- Task description -
Quote the lines exactly, starting with the line that contains "What matplotlib code" and ending with the line that contains "ax.set_axisbelow(True)", and leave out all other lines.

- Data lines -
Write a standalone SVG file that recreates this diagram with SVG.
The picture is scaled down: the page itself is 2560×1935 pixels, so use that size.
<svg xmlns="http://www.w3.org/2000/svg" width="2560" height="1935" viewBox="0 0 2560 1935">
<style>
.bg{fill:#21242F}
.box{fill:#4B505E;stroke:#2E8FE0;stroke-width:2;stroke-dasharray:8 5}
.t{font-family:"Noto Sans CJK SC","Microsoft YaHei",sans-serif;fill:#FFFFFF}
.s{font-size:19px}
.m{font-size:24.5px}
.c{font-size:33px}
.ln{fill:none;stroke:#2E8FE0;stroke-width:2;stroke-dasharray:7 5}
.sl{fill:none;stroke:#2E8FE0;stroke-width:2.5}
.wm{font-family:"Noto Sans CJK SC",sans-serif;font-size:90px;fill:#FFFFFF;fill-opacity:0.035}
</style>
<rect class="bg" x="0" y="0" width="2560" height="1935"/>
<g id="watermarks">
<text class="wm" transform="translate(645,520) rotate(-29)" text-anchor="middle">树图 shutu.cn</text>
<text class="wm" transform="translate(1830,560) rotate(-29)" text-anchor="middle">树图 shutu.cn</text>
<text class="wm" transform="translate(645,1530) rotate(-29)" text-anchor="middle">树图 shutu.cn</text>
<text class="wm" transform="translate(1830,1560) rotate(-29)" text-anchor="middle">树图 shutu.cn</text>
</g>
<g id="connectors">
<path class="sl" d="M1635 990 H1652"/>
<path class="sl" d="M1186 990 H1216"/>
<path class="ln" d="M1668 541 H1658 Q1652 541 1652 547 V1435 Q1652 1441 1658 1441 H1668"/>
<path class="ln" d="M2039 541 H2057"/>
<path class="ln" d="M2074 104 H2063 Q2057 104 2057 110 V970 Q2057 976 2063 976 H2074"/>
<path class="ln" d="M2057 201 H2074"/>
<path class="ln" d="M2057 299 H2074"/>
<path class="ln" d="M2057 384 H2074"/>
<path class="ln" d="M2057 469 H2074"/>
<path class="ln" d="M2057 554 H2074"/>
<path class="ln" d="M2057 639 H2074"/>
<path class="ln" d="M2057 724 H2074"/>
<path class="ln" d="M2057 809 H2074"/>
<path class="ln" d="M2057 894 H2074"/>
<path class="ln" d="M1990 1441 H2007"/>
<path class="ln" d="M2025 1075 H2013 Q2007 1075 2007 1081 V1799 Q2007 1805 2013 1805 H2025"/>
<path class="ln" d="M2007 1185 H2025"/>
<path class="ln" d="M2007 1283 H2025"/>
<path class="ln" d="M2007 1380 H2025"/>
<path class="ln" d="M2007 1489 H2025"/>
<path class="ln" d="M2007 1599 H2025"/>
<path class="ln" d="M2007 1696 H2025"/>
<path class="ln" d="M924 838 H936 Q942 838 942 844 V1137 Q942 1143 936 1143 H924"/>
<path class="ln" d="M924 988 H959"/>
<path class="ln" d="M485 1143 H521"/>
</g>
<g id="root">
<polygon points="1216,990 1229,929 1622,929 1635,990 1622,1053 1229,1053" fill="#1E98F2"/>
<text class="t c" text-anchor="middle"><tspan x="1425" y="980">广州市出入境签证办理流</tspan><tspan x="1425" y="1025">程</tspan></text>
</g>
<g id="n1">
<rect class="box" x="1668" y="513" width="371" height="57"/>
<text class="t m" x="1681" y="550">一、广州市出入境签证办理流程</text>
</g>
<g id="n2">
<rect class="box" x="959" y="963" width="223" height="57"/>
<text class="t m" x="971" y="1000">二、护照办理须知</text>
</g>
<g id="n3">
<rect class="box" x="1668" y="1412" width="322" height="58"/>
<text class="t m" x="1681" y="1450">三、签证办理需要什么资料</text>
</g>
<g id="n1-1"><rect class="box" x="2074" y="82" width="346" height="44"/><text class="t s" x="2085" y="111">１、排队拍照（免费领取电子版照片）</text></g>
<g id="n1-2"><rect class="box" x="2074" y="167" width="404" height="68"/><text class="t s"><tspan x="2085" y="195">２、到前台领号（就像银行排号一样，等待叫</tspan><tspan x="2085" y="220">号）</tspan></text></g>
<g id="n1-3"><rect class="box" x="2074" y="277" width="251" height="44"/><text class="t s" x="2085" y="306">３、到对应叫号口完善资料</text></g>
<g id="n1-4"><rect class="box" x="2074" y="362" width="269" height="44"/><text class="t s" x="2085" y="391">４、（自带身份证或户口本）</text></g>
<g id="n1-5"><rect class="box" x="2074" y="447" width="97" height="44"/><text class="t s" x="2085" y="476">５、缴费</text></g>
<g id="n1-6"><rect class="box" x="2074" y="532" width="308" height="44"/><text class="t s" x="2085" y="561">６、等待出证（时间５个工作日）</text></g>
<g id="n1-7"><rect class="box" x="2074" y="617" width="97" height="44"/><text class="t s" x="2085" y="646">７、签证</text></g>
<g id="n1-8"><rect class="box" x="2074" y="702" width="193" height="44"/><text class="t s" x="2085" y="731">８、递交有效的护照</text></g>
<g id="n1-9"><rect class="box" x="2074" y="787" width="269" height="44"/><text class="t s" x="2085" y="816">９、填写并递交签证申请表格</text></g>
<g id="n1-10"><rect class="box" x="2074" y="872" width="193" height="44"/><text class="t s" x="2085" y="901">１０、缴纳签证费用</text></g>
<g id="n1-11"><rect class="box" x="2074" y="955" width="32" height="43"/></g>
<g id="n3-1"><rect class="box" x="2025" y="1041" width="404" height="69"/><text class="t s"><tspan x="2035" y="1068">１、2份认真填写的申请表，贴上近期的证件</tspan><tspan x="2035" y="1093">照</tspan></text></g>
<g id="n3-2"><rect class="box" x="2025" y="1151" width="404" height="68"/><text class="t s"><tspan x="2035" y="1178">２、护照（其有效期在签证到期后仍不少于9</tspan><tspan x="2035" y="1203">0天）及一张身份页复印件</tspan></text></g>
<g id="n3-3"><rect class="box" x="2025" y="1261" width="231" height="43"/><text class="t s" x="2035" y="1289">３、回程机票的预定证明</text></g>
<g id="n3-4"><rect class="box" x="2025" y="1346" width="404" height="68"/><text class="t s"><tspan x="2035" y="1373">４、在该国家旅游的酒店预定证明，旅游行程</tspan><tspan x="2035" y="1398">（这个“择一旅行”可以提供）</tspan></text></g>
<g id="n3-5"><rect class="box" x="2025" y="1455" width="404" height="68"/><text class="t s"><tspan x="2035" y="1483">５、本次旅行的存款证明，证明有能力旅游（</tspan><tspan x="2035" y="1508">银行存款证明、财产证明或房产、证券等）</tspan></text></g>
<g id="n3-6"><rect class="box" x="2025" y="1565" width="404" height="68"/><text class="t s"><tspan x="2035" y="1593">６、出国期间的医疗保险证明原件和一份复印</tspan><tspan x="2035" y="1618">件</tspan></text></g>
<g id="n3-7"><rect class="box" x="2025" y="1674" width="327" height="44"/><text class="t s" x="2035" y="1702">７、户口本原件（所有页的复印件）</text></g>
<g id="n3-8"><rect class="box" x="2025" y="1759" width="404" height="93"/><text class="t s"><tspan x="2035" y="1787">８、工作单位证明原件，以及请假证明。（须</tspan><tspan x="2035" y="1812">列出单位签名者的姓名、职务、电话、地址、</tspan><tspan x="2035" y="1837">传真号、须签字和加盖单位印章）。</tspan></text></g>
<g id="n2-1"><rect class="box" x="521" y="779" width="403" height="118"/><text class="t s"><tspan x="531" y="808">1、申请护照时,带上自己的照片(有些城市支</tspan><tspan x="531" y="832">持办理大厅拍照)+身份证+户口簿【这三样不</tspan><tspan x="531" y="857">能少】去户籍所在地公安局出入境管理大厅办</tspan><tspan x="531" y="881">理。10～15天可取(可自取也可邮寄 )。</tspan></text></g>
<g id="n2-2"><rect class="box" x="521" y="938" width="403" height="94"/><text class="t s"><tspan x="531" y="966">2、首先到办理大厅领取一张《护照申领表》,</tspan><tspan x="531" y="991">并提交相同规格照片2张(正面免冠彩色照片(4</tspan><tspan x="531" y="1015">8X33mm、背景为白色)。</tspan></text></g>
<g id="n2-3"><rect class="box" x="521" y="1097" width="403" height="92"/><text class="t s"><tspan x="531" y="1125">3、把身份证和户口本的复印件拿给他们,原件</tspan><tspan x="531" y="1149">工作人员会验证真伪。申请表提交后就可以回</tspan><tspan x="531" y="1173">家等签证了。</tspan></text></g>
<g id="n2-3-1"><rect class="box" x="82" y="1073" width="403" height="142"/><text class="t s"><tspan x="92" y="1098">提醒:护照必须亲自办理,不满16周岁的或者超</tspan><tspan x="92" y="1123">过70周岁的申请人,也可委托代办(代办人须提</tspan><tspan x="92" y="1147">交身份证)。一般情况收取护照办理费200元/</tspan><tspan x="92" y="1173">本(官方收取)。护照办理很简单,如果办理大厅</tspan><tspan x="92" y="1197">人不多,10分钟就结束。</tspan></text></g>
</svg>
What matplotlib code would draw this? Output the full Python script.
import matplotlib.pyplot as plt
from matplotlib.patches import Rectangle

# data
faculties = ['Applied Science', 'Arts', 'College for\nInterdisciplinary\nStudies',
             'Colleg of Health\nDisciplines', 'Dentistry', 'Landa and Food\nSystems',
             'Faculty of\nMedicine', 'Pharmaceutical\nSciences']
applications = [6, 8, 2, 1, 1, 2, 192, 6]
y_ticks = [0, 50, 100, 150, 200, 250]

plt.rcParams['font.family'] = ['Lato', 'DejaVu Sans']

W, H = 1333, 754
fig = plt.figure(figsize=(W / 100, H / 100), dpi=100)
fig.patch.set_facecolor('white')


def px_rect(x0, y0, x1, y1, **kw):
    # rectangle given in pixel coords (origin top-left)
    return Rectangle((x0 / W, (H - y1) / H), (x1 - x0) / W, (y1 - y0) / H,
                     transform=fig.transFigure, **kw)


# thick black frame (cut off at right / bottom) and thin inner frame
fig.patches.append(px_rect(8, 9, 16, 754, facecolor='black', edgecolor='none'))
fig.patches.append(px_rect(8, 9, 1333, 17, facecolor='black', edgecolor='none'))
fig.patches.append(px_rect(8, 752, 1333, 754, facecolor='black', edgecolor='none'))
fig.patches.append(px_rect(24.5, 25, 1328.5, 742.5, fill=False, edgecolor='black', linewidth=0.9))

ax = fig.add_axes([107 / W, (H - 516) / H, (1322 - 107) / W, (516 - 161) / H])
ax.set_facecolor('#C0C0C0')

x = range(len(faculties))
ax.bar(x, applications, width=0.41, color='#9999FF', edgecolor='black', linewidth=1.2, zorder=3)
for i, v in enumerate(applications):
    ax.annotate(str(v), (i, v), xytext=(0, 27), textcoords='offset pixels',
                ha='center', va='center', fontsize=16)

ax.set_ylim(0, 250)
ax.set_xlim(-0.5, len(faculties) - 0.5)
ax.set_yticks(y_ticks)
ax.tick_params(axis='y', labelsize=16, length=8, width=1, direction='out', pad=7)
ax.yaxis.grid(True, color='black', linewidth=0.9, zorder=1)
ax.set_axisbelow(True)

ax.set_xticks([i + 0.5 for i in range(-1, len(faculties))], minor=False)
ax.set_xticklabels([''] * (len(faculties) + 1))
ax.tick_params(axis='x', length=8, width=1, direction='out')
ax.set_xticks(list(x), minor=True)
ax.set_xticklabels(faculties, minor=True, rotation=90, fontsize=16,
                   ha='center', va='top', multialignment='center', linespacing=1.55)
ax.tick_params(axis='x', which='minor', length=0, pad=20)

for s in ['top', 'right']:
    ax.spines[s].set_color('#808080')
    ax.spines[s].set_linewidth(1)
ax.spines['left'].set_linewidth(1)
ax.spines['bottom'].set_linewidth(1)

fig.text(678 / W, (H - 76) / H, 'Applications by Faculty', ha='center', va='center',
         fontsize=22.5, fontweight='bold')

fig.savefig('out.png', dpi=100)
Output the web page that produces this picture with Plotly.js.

- Response to the task -
What matplotlib code would draw this? Output the full Python script.
import matplotlib.pyplot as plt
from matplotlib.patches import Rectangle

# data
faculties = ['Applied Science', 'Arts', 'College for\nInterdisciplinary\nStudies',
             'Colleg of Health\nDisciplines', 'Dentistry', 'Landa and Food\nSystems',
             'Faculty of\nMedicine', 'Pharmaceutical\nSciences']
applications = [6, 8, 2, 1, 1, 2, 192, 6]
y_ticks = [0, 50, 100, 150, 200, 250]

plt.rcParams['font.family'] = ['Lato', 'DejaVu Sans']

W, H = 1333, 754
fig = plt.figure(figsize=(W / 100, H / 100), dpi=100)
fig.patch.set_facecolor('white')


def px_rect(x0, y0, x1, y1, **kw):
    # rectangle given in pixel coords (origin top-left)
    return Rectangle((x0 / W, (H - y1) / H), (x1 - x0) / W, (y1 - y0) / H,
                     transform=fig.transFigure, **kw)


# thick black frame (cut off at right / bottom) and thin inner frame
fig.patches.append(px_rect(8, 9, 16, 754, facecolor='black', edgecolor='none'))
fig.patches.append(px_rect(8, 9, 1333, 17, facecolor='black', edgecolor='none'))
fig.patches.append(px_rect(8, 752, 1333, 754, facecolor='black', edgecolor='none'))
fig.patches.append(px_rect(24.5, 25, 1328.5, 742.5, fill=False, edgecolor='black', linewidth=0.9))

ax = fig.add_axes([107 / W, (H - 516) / H, (1322 - 107) / W, (516 - 161) / H])
ax.set_facecolor('#C0C0C0')

x = range(len(faculties))
ax.bar(x, applications, width=0.41, color='#9999FF', edgecolor='black', linewidth=1.2, zorder=3)
for i, v in enumerate(applications):
    ax.annotate(str(v), (i, v), xytext=(0, 27), textcoords='offset pixels',
                ha='center', va='center', fontsize=16)

ax.set_ylim(0, 250)
ax.set_xlim(-0.5, len(faculties) - 0.5)
ax.set_yticks(y_ticks)
ax.tick_params(axis='y', labelsize=16, length=8, width=1, direction='out', pad=7)
ax.yaxis.grid(True, color='black', linewidth=0.9, zorder=1)
ax.set_axisbelow(True)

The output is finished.